* START *
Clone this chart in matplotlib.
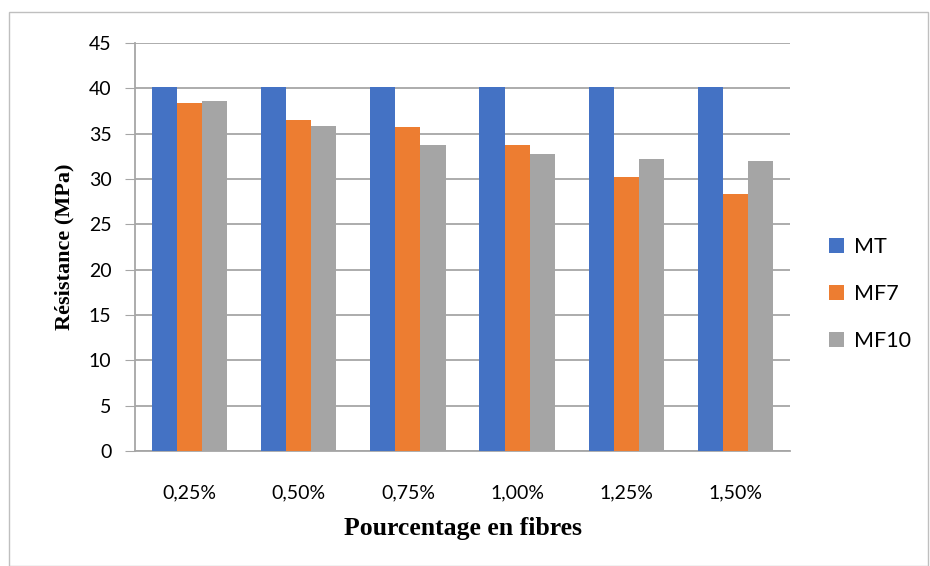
import numpy as np
import matplotlib.pyplot as plt
from matplotlib.patches import Rectangle

# data
categories = ["0,25%", "0,50%", "0,75%", "1,00%", "1,25%", "1,50%"]
mt = [40.2, 40.2, 40.2, 40.2, 40.2, 40.2]
mf7 = [38.4, 36.5, 35.7, 33.8, 30.2, 28.4]
mf10 = [38.6, 35.9, 33.7, 32.8, 32.2, 32.0]
series_names = ["MT", "MF7", "MF10"]
colors = ["#4472C4", "#ED7D31", "#A5A5A5"]

fig = plt.figure(figsize=(9.3, 5.66), dpi=100)
ax = fig.add_axes([135 / 930, 1 - 451 / 566, 655 / 930, 408 / 566])

x = np.arange(len(categories))
w = 0.23
for i, (vals, name, c) in enumerate(zip([mt, mf7, mf10], series_names, colors)):
    ax.bar(x + (i - 1) * w, vals, width=w, color=c, label=name, zorder=3)

ax.set_xlim(-0.5, len(categories) - 0.5)
ax.set_ylim(0, 45)
ax.set_yticks(range(0, 46, 5))
ax.set_xticks(x)
ax.set_xticklabels(categories)

tick_font = "Lato"
for lab in ax.get_xticklabels() + ax.get_yticklabels():
    lab.set_fontfamily(tick_font)
    lab.set_fontsize(14)

ax.grid(axis="y", color="#a6a6a6", linewidth=1.3, zorder=0)
for s in ["top", "right"]:
    ax.spines[s].set_visible(False)
ax.spines["left"].set_color("#a6a6a6")
ax.spines["left"].set_linewidth(1.3)
ax.spines["bottom"].set_color("#a6a6a6")
ax.spines["bottom"].set_linewidth(1.3)
ax.tick_params(axis="y", length=7, color="#a6a6a6", pad=10)
ax.tick_params(axis="x", length=0, pad=24)

ax.set_xlabel("Pourcentage en fibres", fontfamily="Liberation Serif",
              fontweight="bold", fontsize=18.5, labelpad=11)
ax.set_ylabel("Résistance (MPa)", fontfamily="Liberation Serif",
              fontweight="bold", fontsize=16, labelpad=10)

leg = ax.legend(loc="center left", bbox_to_anchor=(1.03, 0.385), frameon=False,
                prop={"family": tick_font, "size": 15.5},
                handlelength=0.7, handleheight=0.7, labelspacing=1.25,
                handletextpad=0.45)

# outer chart border
fig.patches.append(Rectangle((9 / 930, 0), 1 - 9 / 930 - 2 / 930, 1 - 12 / 566,
                             transform=fig.transFigure, fill=False,
                             edgecolor="#bfbfbf", linewidth=1.0))

fig.savefig("out.png", dpi=100)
* END *
AIM OF THE TASK
Print the complete listing exactly, apart from any pictures.

THE ANSWER
Clone this chart in matplotlib.
import numpy as np
import matplotlib.pyplot as plt
from matplotlib.patches import Rectangle

# data
categories = ["0,25%", "0,50%", "0,75%", "1,00%", "1,25%", "1,50%"]
mt = [40.2, 40.2, 40.2, 40.2, 40.2, 40.2]
mf7 = [38.4, 36.5, 35.7, 33.8, 30.2, 28.4]
mf10 = [38.6, 35.9, 33.7, 32.8, 32.2, 32.0]
series_names = ["MT", "MF7", "MF10"]
colors = ["#4472C4", "#ED7D31", "#A5A5A5"]

fig = plt.figure(figsize=(9.3, 5.66), dpi=100)
ax = fig.add_axes([135 / 930, 1 - 451 / 566, 655 / 930, 408 / 566])

x = np.arange(len(categories))
w = 0.23
for i, (vals, name, c) in enumerate(zip([mt, mf7, mf10], series_names, colors)):
    ax.bar(x + (i - 1) * w, vals, width=w, color=c, label=name, zorder=3)

ax.set_xlim(-0.5, len(categories) - 0.5)
ax.set_ylim(0, 45)
ax.set_yticks(range(0, 46, 5))
ax.set_xticks(x)
ax.set_xticklabels(categories)

tick_font = "Lato"
for lab in ax.get_xticklabels() + ax.get_yticklabels():
    lab.set_fontfamily(tick_font)
    lab.set_fontsize(14)

ax.grid(axis="y", color="#a6a6a6", linewidth=1.3, zorder=0)
for s in ["top", "right"]:
    ax.spines[s].set_visible(False)
ax.spines["left"].set_color("#a6a6a6")
ax.spines["left"].set_linewidth(1.3)
ax.spines["bottom"].set_color("#a6a6a6")
ax.spines["bottom"].set_linewidth(1.3)
ax.tick_params(axis="y", length=7, color="#a6a6a6", pad=10)
ax.tick_params(axis="x", length=0, pad=24)

ax.set_xlabel("Pourcentage en fibres", fontfamily="Liberation Serif",
              fontweight="bold", fontsize=18.5, labelpad=11)
ax.set_ylabel("Résistance (MPa)", fontfamily="Liberation Serif",
              fontweight="bold", fontsize=16, labelpad=10)

leg = ax.legend(loc="center left", bbox_to_anchor=(1.03, 0.385), frameon=False,
                prop={"family": tick_font, "size": 15.5},
                handlelength=0.7, handleheight=0.7, labelspacing=1.25,
                handletextpad=0.45)

# outer chart border
fig.patches.append(Rectangle((9 / 930, 0), 1 - 9 / 930 - 2 / 930, 1 - 12 / 566,
                             transform=fig.transFigure, fill=False,
                             edgecolor="#bfbfbf", linewidth=1.0))

fig.savefig("out.png", dpi=100)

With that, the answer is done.